“对啊”李言诚被问的有点迷糊,他实在是想不出来,这个问题跟崔海洋的死能有什么联系。
“为什么?”
“啊?什么……什么为什么?”李言诚直接就懵了。
“他为什么没有对你用那些手段。”
“这……这我怎么能知道?不是,我说张同志,伱们到底想从我这里知道些什么?你们把话说清楚,只要我知道的,我一定知无不言言无不尽。”
李言诚看出来了,这两位过来似乎就不是调查崔海洋被杀案件的,而是别有用意。
两位警察同志互相对视了一眼,一直没说话的那个姓李的微笑着摆了摆手。
“李言诚同志,你别误会,我们没有翻旧账的想法,崔海洋以前负责调查的那些事情也不属于我们管,之所以这样问,就只是想从他经手的这些事儿中看能不能发现一些蛛丝马迹。”
尽管他是这样解释的,但李言诚的内心里还是非常怀疑,不过人家都这样说了,他也不便再问什么,只能是点点头选择配合。
“你们问我崔海洋为什么没对我用那些乱七八糟的手段,具体原因我也说不上来,不过当时他在我面前提起过一个人,那是我还在部队时,我们部队的一位领导,比我早转业两年,听说是你们淀海那个委员会的副主任,叫庄冬文。
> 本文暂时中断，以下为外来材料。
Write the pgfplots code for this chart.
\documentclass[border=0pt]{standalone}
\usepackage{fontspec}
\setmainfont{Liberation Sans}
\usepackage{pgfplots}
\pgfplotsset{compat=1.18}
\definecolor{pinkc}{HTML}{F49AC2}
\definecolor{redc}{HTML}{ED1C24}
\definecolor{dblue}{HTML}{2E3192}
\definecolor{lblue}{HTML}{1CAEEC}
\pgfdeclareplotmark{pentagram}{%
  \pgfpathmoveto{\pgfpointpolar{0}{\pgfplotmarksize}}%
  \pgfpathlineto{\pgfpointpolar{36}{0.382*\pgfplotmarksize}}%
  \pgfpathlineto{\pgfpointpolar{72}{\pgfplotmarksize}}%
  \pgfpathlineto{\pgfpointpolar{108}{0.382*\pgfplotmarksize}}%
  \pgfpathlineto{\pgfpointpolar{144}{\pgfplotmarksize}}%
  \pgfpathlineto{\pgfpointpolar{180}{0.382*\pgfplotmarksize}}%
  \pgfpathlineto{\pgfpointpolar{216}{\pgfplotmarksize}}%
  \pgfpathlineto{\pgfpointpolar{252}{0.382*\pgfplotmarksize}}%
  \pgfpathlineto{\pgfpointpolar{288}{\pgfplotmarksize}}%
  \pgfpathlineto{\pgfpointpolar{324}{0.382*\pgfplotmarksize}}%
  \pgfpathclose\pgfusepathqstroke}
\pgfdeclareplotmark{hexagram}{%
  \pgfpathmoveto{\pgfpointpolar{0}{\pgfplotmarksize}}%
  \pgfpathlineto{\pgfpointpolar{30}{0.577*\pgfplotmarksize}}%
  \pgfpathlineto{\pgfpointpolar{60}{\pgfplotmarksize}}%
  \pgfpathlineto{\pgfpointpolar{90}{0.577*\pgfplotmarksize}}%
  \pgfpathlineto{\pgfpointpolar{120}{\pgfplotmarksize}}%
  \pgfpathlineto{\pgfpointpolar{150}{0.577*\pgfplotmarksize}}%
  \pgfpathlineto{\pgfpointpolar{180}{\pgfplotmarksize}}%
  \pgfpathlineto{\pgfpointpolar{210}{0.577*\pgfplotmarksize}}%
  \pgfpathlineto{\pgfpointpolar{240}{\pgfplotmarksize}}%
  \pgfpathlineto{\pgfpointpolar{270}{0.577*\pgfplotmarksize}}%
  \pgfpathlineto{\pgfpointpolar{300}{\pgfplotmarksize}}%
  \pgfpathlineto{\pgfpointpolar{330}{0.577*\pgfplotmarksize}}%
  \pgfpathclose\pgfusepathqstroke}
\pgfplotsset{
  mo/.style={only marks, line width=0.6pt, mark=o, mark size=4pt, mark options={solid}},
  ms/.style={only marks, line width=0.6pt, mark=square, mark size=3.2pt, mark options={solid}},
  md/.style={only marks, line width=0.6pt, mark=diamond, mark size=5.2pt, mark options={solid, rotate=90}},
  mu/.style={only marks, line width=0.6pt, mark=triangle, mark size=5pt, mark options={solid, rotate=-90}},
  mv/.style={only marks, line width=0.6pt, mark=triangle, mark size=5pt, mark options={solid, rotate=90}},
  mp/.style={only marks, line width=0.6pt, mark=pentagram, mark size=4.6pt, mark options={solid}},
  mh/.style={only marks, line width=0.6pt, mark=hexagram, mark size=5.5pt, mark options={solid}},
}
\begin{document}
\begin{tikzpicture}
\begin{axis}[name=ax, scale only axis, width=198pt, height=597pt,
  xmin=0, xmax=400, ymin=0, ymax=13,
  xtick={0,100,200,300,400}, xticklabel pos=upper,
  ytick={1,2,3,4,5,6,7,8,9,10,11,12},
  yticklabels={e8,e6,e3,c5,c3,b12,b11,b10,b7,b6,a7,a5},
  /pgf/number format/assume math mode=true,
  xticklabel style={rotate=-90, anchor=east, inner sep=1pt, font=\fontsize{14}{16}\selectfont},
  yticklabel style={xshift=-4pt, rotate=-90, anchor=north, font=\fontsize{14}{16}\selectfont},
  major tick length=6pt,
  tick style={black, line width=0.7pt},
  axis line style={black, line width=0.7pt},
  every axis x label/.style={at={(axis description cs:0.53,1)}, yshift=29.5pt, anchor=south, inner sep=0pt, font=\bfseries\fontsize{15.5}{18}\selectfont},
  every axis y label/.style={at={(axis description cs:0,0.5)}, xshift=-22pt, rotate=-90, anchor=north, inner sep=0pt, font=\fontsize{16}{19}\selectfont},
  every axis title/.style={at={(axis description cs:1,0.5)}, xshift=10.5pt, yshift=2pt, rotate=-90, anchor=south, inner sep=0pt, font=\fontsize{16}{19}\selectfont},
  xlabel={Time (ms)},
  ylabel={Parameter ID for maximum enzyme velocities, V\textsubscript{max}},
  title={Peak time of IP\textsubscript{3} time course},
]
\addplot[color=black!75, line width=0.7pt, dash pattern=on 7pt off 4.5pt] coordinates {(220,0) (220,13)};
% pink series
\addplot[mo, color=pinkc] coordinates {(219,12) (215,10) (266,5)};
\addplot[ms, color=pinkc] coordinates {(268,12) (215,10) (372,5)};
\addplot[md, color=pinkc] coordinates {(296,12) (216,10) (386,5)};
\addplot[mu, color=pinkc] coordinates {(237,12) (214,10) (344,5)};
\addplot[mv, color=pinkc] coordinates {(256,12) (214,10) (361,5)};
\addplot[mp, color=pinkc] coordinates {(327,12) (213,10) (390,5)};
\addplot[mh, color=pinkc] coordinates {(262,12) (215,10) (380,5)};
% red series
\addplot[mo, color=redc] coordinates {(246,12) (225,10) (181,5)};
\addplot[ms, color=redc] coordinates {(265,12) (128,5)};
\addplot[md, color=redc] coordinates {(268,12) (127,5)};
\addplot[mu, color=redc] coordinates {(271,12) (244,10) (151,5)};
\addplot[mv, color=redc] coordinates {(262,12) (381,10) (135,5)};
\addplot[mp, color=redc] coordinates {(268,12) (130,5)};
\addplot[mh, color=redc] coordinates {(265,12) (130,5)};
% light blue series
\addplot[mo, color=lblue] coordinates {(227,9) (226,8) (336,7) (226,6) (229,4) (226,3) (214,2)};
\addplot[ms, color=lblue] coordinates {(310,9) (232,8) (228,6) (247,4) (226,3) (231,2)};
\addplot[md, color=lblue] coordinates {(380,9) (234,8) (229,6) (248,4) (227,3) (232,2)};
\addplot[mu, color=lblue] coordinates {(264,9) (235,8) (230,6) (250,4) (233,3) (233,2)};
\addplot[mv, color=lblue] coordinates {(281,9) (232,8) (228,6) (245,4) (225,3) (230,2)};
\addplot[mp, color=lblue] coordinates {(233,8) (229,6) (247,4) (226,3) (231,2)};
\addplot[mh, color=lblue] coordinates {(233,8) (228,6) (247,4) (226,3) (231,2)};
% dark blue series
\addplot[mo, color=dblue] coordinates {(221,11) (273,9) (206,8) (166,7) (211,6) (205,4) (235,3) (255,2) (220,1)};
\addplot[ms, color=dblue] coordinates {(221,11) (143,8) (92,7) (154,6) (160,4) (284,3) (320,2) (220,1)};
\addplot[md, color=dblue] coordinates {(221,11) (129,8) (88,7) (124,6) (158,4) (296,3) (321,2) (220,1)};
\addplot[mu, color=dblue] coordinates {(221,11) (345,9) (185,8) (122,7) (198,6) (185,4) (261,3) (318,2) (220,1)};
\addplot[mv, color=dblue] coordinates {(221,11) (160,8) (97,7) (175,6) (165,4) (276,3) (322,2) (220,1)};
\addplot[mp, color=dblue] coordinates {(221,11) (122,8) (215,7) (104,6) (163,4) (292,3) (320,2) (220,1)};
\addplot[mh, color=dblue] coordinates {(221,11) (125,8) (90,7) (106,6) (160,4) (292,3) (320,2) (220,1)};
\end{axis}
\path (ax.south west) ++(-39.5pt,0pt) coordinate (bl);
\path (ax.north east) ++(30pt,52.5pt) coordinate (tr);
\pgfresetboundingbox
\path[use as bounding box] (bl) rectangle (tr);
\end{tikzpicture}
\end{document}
”
听到这个名字,姓张的民警脸上的神情,瞬间就变的不自然起来,本来还在低头记录的那个姓李的,手下动作一顿,抬起头一脸惊讶的看向李言诚。
“庄主任是你在部队时的领导?”
“对,我在后勤医院,庄主任是我们后勤处的处长,算是我们的直属领导。”
李言诚在心中默默的叹了口气,扯虎皮干脆就扯到底算了。
听上去关系似乎很近,事实上人家庄处长认不认识他都不一定,毕竟后勤的工作可是很忙的,他们医院也只不过是后勤处下属的一个单位而已,分管上还有副处长呢。
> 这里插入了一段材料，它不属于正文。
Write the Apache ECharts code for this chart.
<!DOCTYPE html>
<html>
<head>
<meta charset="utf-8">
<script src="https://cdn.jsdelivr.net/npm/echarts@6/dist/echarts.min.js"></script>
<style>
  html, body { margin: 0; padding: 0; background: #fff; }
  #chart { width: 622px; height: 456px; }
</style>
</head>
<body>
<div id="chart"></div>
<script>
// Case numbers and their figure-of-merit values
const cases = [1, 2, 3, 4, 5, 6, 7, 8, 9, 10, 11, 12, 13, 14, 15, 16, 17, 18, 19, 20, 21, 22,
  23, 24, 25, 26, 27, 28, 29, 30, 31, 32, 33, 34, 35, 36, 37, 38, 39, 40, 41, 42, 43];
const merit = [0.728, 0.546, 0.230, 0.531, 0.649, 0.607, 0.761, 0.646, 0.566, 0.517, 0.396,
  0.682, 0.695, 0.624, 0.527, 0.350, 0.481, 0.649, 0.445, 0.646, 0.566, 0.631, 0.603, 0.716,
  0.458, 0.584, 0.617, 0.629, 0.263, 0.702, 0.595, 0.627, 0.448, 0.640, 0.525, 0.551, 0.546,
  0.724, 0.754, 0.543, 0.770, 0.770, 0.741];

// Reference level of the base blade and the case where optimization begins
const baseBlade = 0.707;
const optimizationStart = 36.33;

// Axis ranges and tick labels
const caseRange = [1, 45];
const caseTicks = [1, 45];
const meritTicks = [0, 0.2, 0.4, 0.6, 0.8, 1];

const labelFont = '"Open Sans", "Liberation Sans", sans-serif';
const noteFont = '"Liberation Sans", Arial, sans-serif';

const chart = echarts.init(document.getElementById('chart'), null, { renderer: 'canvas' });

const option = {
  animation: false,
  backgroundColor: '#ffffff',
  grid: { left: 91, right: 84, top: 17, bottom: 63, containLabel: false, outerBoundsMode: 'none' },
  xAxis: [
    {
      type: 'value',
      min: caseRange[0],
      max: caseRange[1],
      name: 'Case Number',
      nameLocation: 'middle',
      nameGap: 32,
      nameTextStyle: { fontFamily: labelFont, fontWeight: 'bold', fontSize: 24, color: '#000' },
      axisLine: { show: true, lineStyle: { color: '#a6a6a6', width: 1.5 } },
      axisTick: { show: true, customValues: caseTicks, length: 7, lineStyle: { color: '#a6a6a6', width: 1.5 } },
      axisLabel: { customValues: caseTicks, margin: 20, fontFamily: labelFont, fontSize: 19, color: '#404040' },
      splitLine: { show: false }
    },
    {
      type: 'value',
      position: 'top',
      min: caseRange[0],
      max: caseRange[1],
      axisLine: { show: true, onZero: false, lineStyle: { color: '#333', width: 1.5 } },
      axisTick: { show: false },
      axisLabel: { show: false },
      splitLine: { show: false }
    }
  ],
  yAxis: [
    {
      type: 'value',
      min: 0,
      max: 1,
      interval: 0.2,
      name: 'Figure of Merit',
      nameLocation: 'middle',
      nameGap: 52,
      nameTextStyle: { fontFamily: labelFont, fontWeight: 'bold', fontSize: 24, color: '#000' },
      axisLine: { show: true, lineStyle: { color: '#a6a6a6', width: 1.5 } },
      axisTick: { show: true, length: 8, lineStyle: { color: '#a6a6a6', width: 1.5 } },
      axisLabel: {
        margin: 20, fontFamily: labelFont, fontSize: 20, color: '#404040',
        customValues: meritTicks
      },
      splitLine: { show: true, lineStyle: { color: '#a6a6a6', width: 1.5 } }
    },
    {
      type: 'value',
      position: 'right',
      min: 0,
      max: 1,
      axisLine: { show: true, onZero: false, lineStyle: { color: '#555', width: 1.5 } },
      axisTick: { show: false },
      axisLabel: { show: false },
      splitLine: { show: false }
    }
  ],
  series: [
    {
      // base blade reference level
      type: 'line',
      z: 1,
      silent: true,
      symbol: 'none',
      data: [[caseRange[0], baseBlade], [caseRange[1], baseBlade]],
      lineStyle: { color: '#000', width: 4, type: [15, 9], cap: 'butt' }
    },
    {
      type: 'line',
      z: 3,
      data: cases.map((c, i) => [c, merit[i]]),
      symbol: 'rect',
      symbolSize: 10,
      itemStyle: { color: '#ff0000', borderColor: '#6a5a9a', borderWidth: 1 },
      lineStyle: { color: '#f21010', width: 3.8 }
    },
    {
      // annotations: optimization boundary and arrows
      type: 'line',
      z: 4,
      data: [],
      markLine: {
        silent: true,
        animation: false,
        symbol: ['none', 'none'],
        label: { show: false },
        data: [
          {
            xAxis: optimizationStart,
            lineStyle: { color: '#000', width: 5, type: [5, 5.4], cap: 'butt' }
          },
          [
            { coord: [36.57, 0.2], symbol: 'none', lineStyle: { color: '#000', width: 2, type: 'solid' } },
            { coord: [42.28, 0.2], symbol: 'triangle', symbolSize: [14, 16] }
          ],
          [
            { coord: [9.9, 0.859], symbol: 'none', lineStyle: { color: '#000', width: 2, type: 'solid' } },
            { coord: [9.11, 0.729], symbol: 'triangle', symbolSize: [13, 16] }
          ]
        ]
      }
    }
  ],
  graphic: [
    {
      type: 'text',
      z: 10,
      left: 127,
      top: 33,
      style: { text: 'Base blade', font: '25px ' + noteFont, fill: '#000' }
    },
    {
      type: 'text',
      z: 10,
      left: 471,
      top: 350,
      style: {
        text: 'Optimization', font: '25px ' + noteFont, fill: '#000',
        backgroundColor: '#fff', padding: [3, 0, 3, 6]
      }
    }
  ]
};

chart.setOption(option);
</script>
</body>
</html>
而且人家领导就算来医院,找的也是院长,他只不过是医院一个小小的医生,当兵那几年,他拢共才见过那位庄处长几面而已。
不过这些别人可不知道啊,这虎皮被他这么一扯,那两位民警对他的态度立刻就变好了不少,接下来的询问更像是走过场,随便又问了两句后,就去找卫生院的刘院长了。
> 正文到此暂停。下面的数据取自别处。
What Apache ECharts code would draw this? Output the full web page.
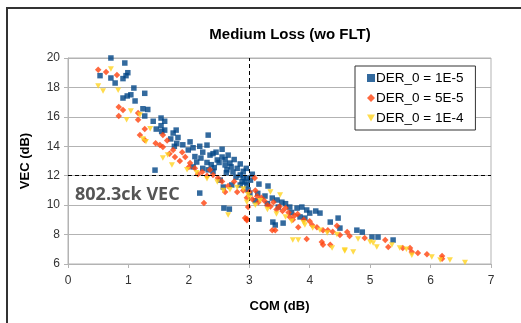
<!DOCTYPE html>
<html>
<head>
<meta charset="utf-8">
<script src="https://cdn.jsdelivr.net/npm/echarts@6/dist/echarts.min.js"></script>
<style>
  html, body { margin: 0; padding: 0; background: #fff; }
  #chart { width: 521px; height: 323px; }
</style>
</head>
<body>
<div id="chart"></div>
<script>
// series names
var seriesNames = ['DER_0 = 1E-5', 'DER_0 = 5E-5', 'DER_0 = 1E-4'];

// [COM, VEC] points
var der1e5 = [
  [0.71,20.0],[0.94,19.66],[0.99,19.0],[0.96,18.8],[0.53,18.8],[0.71,18.64],[0.78,18.3],[0.91,18.6],
  [1.09,17.96],[1.27,17.6],[0.91,17.28],[0.98,17.42],[1.04,17.5],[1.11,17.08],[1.24,16.55],[1.32,16.5],
  [1.27,16.06],[1.41,15.7],[1.54,15.92],[1.6,15.7],[1.46,15.17],[1.6,15.1],[1.54,15.4],[1.79,15.1],
  [1.55,15.0],[1.74,14.9],[1.82,14.6],[1.8,14.2],[1.76,14.0],[2.02,14.3],[1.99,13.75],[2.07,13.9],
  [2.18,14.0],[2.3,14.08],[2.32,14.76],[2.23,13.6],[2.35,13.4],[2.4,13.5],[2.47,13.07],[2.55,13.27],
  [2.6,12.73],[2.68,12.86],[2.63,12.4],[2.73,12.25],[2.8,12.5],[2.85,12.05],[2.9,11.9],[2.96,11.84],
  [2.93,11.57],[3.02,11.7],[2.52,11.7],[2.57,11.23],[2.71,11.37],[2.85,11.37],[2.18,10.82],[2.58,9.8],
  [2.67,9.73],[2.07,12.6],[2.13,12.93],[2.23,12.5],[2.32,12.4],[2.4,12.3],[2.37,12.75],[1.44,12.38],
  [2.45,13.6],[2.55,13.8],[2.65,13.4],[2.75,13.1],[2.85,12.8],[2.95,12.5],[2.7,12.6],[2.9,12.3],
  [3.05,12.1],[2.6,13.1],[3.16,11.43],[3.31,11.3],[2.96,11.37],[2.98,11.03],[3.01,10.82],[3.14,10.8],
  [3.26,10.62],[3.38,10.48],[3.46,10.35],[3.54,10.2],[3.6,10.1],[3.16,9.05],[3.39,8.85],[3.43,8.65],
  [3.56,8.78],[3.79,9.8],[3.87,9.87],[3.95,9.67],[4.0,9.46],[3.92,9.12],[3.84,9.2],[4.17,9.46],
  [4.34,8.85],[4.47,9.12],[4.5,8.44],[3.67,9.87],[3.48,9.87],[3.7,9.5],[4.1,9.6],[4.78,8.3],
  [4.87,8.17],[5.03,7.83],[5.13,7.83],[5.38,7.63],[1.7,14.5],[1.9,14.1],[2.1,13.3],[2.2,13.2],
  [2.3,12.9],[3.1,10.3],[3.3,10.1],[2.5,12.9],[2.62,12.2],[2.78,11.9],[2.88,11.6],[2.42,12.55]
];
var der5e5 = [
  [0.5,19.2],[0.63,19.05],[0.81,18.85],[0.84,16.67],[0.91,16.47],[0.84,16.06],[1.16,16.26],[1.16,15.8],
  [1.27,15.17],[1.19,14.76],[1.27,14.42],[1.52,14.08],[1.57,13.95],[1.57,14.76],[1.64,14.4],[1.74,13.75],
  [1.77,13.27],[1.68,13.5],[1.89,13.6],[1.94,13.27],[2.02,12.86],[2.1,12.5],[2.22,12.25],[2.35,12.4],
  [2.4,12.05],[2.48,11.84],[2.55,11.6],[2.6,10.9],[2.9,11.0],[2.96,10.5],[2.98,9.87],[2.93,9.12],
  [2.25,10.14],[3.1,11.0],[3.13,10.6],[2.96,8.98],[3.09,11.84],[3.0,10.9],[3.05,10.4],[3.15,10.2],
  [3.2,10.5],[3.25,10.3],[3.3,10.0],[3.35,9.9],[3.4,10.2],[3.45,9.7],[3.5,9.9],[3.55,9.6],
  [3.6,9.8],[3.65,9.5],[2.96,9.05],[3.38,8.3],[3.43,8.3],[3.95,7.7],[4.2,7.5],[4.22,7.3],
  [4.34,7.3],[3.81,8.5],[4.04,8.65],[4.12,8.5],[3.67,9.2],[3.72,9.0],[4.22,8.3],[4.3,8.3],
  [4.38,8.2],[4.5,7.97],[4.62,8.17],[4.66,7.9],[4.91,7.76],[5.25,7.63],[5.3,7.15],[5.54,7.08],
  [5.66,7.08],[5.69,6.81],[5.79,6.74],[5.94,6.67],[6.19,6.54],[6.19,6.35],[2.3,12.0],[2.65,11.3],
  [2.75,11.6],[2.8,10.9],[3.75,9.3],[3.9,9.0],[4.0,8.9],[4.45,8.6],[1.45,14.2],[1.85,13.0],
  [2.0,12.6],[3.8,9.4],[2.15,12.1]
];
var der1e4 = [
  [0.5,18.1],[0.58,17.76],[0.71,19.25],[0.83,17.8],[1.04,16.4],[1.19,16.13],[1.24,14.5],[1.29,14.3],
  [1.65,13.4],[1.57,13.2],[1.72,12.73],[1.97,12.4],[2.13,12.2],[2.47,11.57],[2.57,11.0],[2.68,11.05],
  [2.65,9.33],[2.98,10.7],[3.0,10.5],[2.96,10.2],[3.18,10.3],[3.51,10.69],[3.72,7.63],[3.81,7.63],
  [4.37,7.08],[4.58,6.88],[3.92,8.65],[4.29,8.1],[4.17,8.3],[4.58,6.95],[4.72,6.81],[5.05,7.42],
  [5.11,7.15],[5.36,7.29],[5.49,7.08],[5.6,7.0],[5.69,6.6],[6.02,6.47],[6.16,6.27],[6.32,6.27],
  [6.57,6.1],[2.3,11.8],[2.8,11.2],[3.1,10.0],[3.3,9.7],[3.45,9.4],[3.6,9.2],[3.9,8.8],
  [4.05,8.45],[4.45,8.0],[4.8,7.7],[5.0,7.5],[3.35,10.9],[2.9,11.1],[3.7,8.9],[1.36,15.2],
  [0.97,15.8]
];

// reference lines
var comLimit = 3;
var vecLimit = 12;

var downTriangle = 'path://M0,0 L10,0 L5,9 Z';

var myChart = echarts.init(document.getElementById('chart'));

var axisLabelStyle = { color: '#333', fontFamily: 'Liberation Sans', fontSize: 12 };

var option = {
    backgroundColor: '#fff',
    animation: false,
    title: {
        text: 'Medium Loss (wo FLT)',
        left: 285,
        top: 22,
        textAlign: 'center',
        textStyle: { fontFamily: 'Liberation Sans', fontWeight: 'bold', fontSize: 15, color: '#000' }
    },
    graphic: [
        {
            type: 'rect',
            shape: { x: 7, y: 8, width: 540, height: 340 },
            style: { fill: 'none', stroke: '#333', lineWidth: 2 },
            silent: true
        },
        {
            type: 'text',
            left: 75,
            top: 186,
            style: { text: '802.3ck VEC', fill: '#555', font: 'bold 18px "Open Sans"' },
            z: 10
        }
    ],
    legend: {
        orient: 'vertical',
        left: 355,
        top: 66,
        padding: [5, 12, 5, 12],
        itemGap: 6,
        itemWidth: 8,
        itemHeight: 8,
        backgroundColor: '#fff',
        borderColor: '#333',
        borderWidth: 1,
        textStyle: { fontFamily: 'Liberation Sans', fontSize: 13.5, color: '#000', padding: [0, 0, 0, -4] },
        data: [
            { name: seriesNames[0], icon: 'rect' },
            { name: seriesNames[1], icon: 'diamond' },
            { name: seriesNames[2], icon: downTriangle }
        ]
    },
    grid: {
        left: 68,
        right: 30,
        top: 58,
        bottom: 59,
        show: true,
        borderColor: '#b3b3b3',
        borderWidth: 1
    },
    xAxis: {
        type: 'value',
        min: 0,
        max: 7,
        interval: 1,
        name: 'COM (dB)',
        nameLocation: 'middle',
        nameGap: 36,
        nameTextStyle: { fontFamily: 'Liberation Sans', fontWeight: 'bold', fontSize: 13, color: '#000' },
        axisLine: { show: true, lineStyle: { color: '#b3b3b3' } },
        axisTick: { show: true, length: 4, lineStyle: { color: '#b3b3b3' } },
        axisLabel: Object.assign({ margin: 11 }, axisLabelStyle),
        splitLine: { show: false }
    },
    yAxis: {
        type: 'value',
        min: 6,
        max: 20,
        interval: 2,
        name: 'VEC (dB)',
        nameLocation: 'middle',
        nameGap: 36,
        nameTextStyle: { fontFamily: 'Liberation Sans', fontWeight: 'bold', fontSize: 13, color: '#000' },
        axisLine: { show: true, lineStyle: { color: '#b3b3b3' } },
        axisTick: { show: true, length: 4, lineStyle: { color: '#b3b3b3' } },
        axisLabel: axisLabelStyle,
        splitLine: { show: true, lineStyle: { color: '#b3b3b3', width: 1 } }
    },
    series: [
        {
            name: seriesNames[0],
            type: 'scatter',
            symbol: 'rect',
            symbolSize: 5.5,
            itemStyle: { color: '#004586' },
            data: der1e5,
            z: 3,
            markLine: {
                silent: true,
                symbol: 'none',
                label: { show: false },
                lineStyle: { color: '#000', type: [4, 3], width: 1 },
                data: [{ xAxis: comLimit }, { yAxis: vecLimit }]
            }
        },
        {
            name: seriesNames[1],
            type: 'scatter',
            symbol: 'diamond',
            symbolSize: 6.5,
            itemStyle: { color: '#ff420e' },
            data: der5e5,
            z: 4
        },
        {
            name: seriesNames[2],
            type: 'scatter',
            symbol: downTriangle,
            symbolSize: [6, 5.5],
            itemStyle: { color: '#ffd320' },
            data: der1e4,
            z: 5
        }
    ]
};
myChart.setOption(option);
</script>
</body>
</html>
站在诊室门口,李言诚看着他们两个人走进刘院长的办公室兼诊室,深深的皱起了眉头。
“他们走啦?”
听到这边的动静,周国涛从隔壁诊室走了出来,见李言诚一个人站在门口,便走过来问到。
“去刘院长办公室了,对了周哥,他们可能一会儿还要问你。”
“问我什么?”周国涛感到有些奇怪。
“关于我的动向问题,你知道什么说什么就行。”
“言诚,到底发生什么了?”
“其实不是多大的事情,就是年初我前妻家离开京市后,带队过来找我询问情况的那个小组长,前些天被人给抹了脖子。”
闻言,周国涛嘴巴微张,眼睛瞪的溜圆。
现在虽说外边貌似有些乱,但这种凶杀案件还是不多见的,尤其是对于普通老百姓来说。“那……那人死啦?”
“嗯呐,正是因为死了,所以公安才会来调查所有跟那人有矛盾的人,而我……算是其中之一吧。”
“可是……咱们早就来这里了,前段时间你也没回去过啊。”
“没错,我就是这么说的,但人家总归要找人核实一下我说的话真假与否。”
“哦”周国涛恍然大悟的点了点头:“我知道了言诚,他们一会儿如果要问我,我就实话实说。”
“嗯,跟我没关系就是没关系。”
“啧啧,这得多大仇多大恨才能去杀人啊?”
“这谁能知道呢。”
李言诚倒是没那么多感慨,那个崔海洋这一年多经手的破事可不少,保不齐就是哪个受害者感到不忿呢,公安能往从方面展开调查,肯定是发现了什么。
实际上他刚才想的没错,公安的调查,确实有点醉翁之意不在酒的意思。
对于崔海洋的死,他们肯定也是要查清楚的,但同时因为他的死而牵扯出来的另外一件事儿,才是目前公安调查的重点。
这件事儿现在还处于高度保密中,知道的人并不多。
……
这件事情对于李言诚的支医生活,并没有带来什么影响,前来调查的公安在查清走了后,他又进入跟之前一样的工作生活状态。
不过现在他多了个学习中医的任务,并不是真的要学,但要让别人都以为他是在认真学习。
日子就这样一天一天的过着,建国十八年入冬后的第一场雪,在十二月最后几天的时候终于姗姗来迟。
瑞雪兆丰年,对于靠天吃饭的农民来说,这雪可是好东西,就是别下成灾。